Oh, by that I was mainly referring to a (new) character that comes up later on in the show and how they factor into the penultimate episode... it's kind of hard to talk about it without giving stuff away, let's just say it's rather incongruous; it didn't sour me on the whole show or anything, though (like I said, I really liked it and there are tons of great moments, but high expectations can ruin things more than low ones, so I'll say no more as long as you're gonna give it a go ). The show pretty clearly deliberately avoids nostalgia in a big way, so no need to worry in that regard, IMO - I remember reading an article around when S3 was announced that feared it would just be a sort of feel-good "damn fine coffee!"/cherry pie fest that would do nothing more play on fans' fondness of the previous seasons (given how reboots typically go), which got me worried, and it's almost comical how swiftly and thoroughly the show put those fears to rest.
Netflix is TV right? Just started S2 of Star Trek Discovery, they really pulled out all the stops didn't they? o_O. I'm sure they've spent a lot of the budget on just the first episode and the rest will be a lot more chuntering, but still, fuck me do they spend a lot on series.
Been watching at long last the last season of Gotham. I love the series even if my knowledge of Batman lore is only the movies and the 90's animated series. Love love love Cameron Monaghan and Camren Bicondova. Those two kids are pure gold.

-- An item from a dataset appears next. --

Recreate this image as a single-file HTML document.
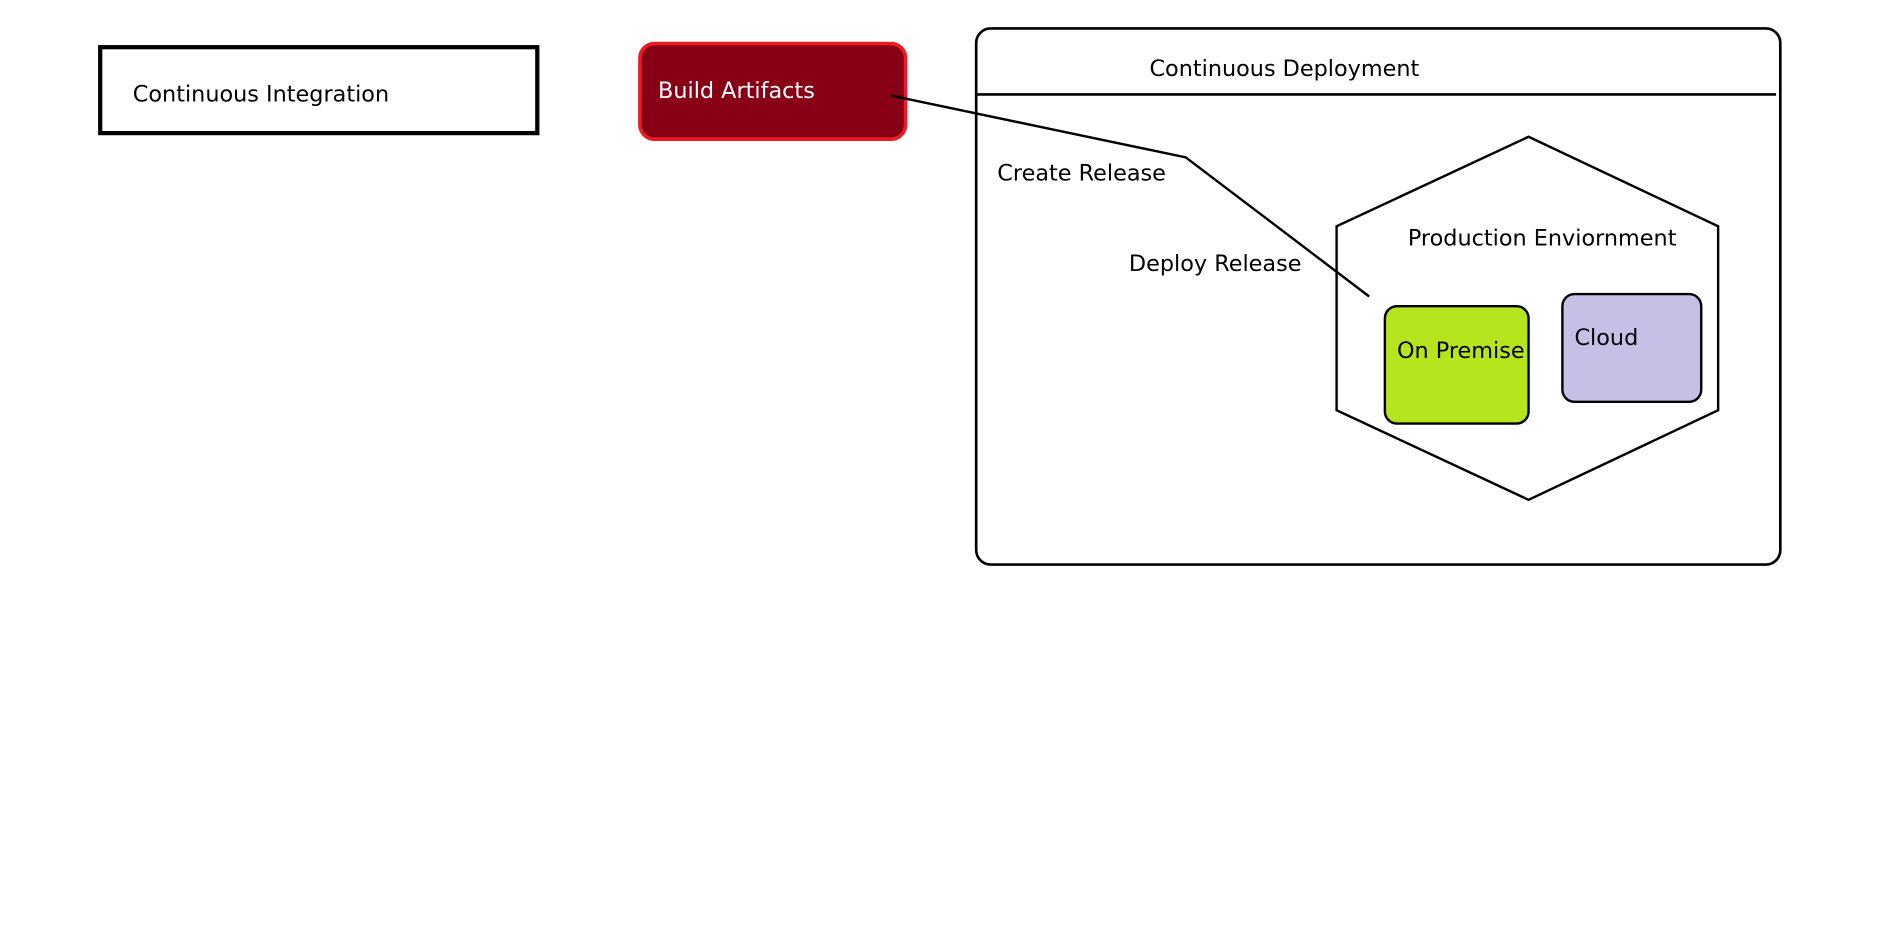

Also, do web series count as TV? Because I've been hooked to Critical role for more than a year.
During lockdown I started watching Korean romantic dramas because I found them soothing and escapist.
Then I stumbled across one with a really unpromising title, "My Mister", which has turned out to be one of the most thought-provoking meditations on the nature of love, duty, success and failure, and family dynamics, that I've ever seen. Like all Korean dramas it's quite slow-paced compared to American shows, but I like that. It's the opposite of escapist. If you are interesting in learning more about the realities of life in South Korea, it seems very realistic (not that I have any means of judging, but it comes across as a show that is meant to feel authentic to its home audience), so it's at once very Korean, and universal. Every human being around the world can relate to these characters.